The history of no other European people has been so decisively modified by a frontier as Castile.

This, if you couldn’t guess, is Claudio Sánchez-Albornoz again (mentioning whom is, it appears, a way of guaranteeing no comments on a post, which seems oddly fitting).9 So we have, by the evidence, a place that is quite unlike large swathes of Christian Spain to start with, that then gets “decisively modified” by its frontier, and finally by a series of dynastic and military chances and, most recently, by birthing Franco, winds up as the ruling power. It doesn’t have Aragón’s Jews, Galicia’s rural economy, Catalonia’s trade or Andalusia’s urban development, but it becomes Spain, and this is Franco, Menéndez Pidal and Don Claudio as much as anything, but also all the people who read them in other countries! It’s not just me who says so either, witness:

… the concentration on one part of Iberia is a regrettable confirmation that some see the history of the peninsula as to all intents and purposes the history of Castile.10

So just a plea to the contrary: Castile was weird. In fact, most zones of Iberia are or were, but watch out, when you talk about Spain, which one you’ve been taught to mean. And if possible, compare as does Wendy.


1. Wendy Davies, Acts of Giving: individual, community and church in tenth-century Christian Spain (Oxford 2007).

2. Ibid., pp. 164-189 and esp. pp. 171-173.

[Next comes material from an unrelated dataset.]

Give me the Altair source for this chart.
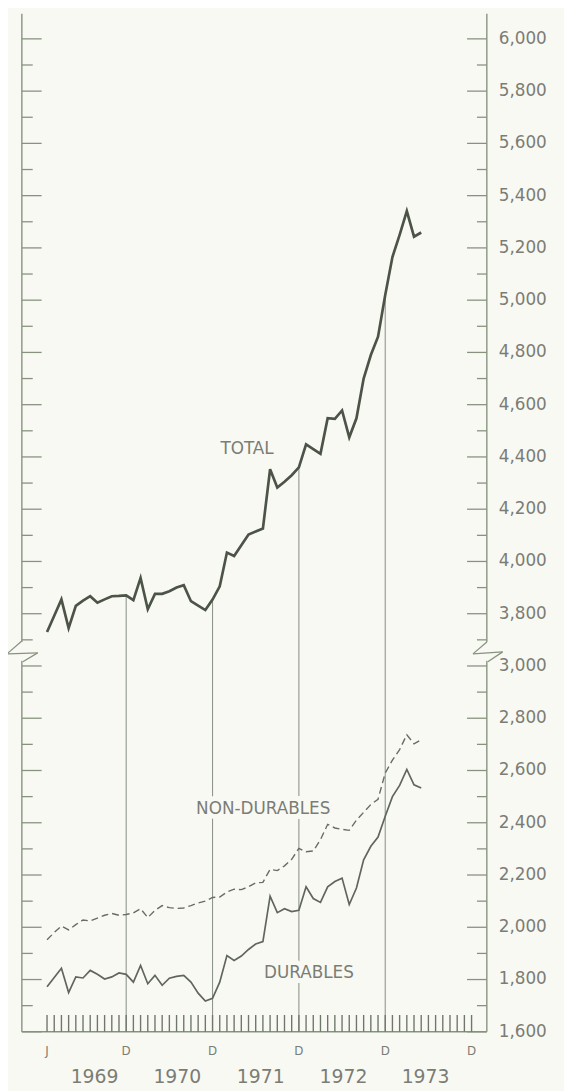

3. Ernesto Sáez (ed.), Colección diplomática del archivo de la catedral de León (775-1230) vol. I: 775-952 (León 1987) & idem; Carlos Sáez (edd.), Colección diplomática del archivo de la catedral de León (775-1230) vol. II: 953-85 (León 1990); José María Ruiz Asencio (ed.), Colección diplomática del archivo de la catedral de León (775-1230) vol. III: 986-1031 (León 1987).

4. Wendy Davies, “Sale, price and valuation in Galicia and Castile–León in the tenth century” in Early Medieval Europe Vol. 11 (Oxford 2002), pp. 149-174.

5. Davies, Acts of Giving, p. 215.

6. G. Martínez Díez (ed.), Colección documental del monasterio de San Pedro de Cardeña (Burgos 1998).

7. Davies, Acts of Giving, pp. 200-201 n. 45.

8. Esther Pascua, “Around and About Water: Christians and Muslims in the Ebro Valley”, paper presented to the 4th Conference of Historians of Medieval Iberia, University of Exeter, 16th September 2005.

9. Claudio Sánchez-Albornoz, transl. in Robert I. Burns, “The Significance of the Frontier in the Middle Ages” in Robert Bartlett & Angus Mackay (edd.), Medieval Frontier Societies (Oxford 1989), pp. 307-30 at p. 325, cited in turn by A. Christys, “Christan-Muslim Frontiers in Early Medieval Spain” in Bulletin of International Medieval Research Vol. 5 (Leeds 1999), pp. 1-19 at p. 5, n. 19.

10. David Abulafia, “Introduction: seven types of ambiguity” in idem & Nora Berend (edd.), Medieval Frontiers: concepts and practices (Aldershot 2002), pp. 1-34 at pp. 2-3 referring to the focus of Bartlett & Mackay, Medieval Frontier Societies.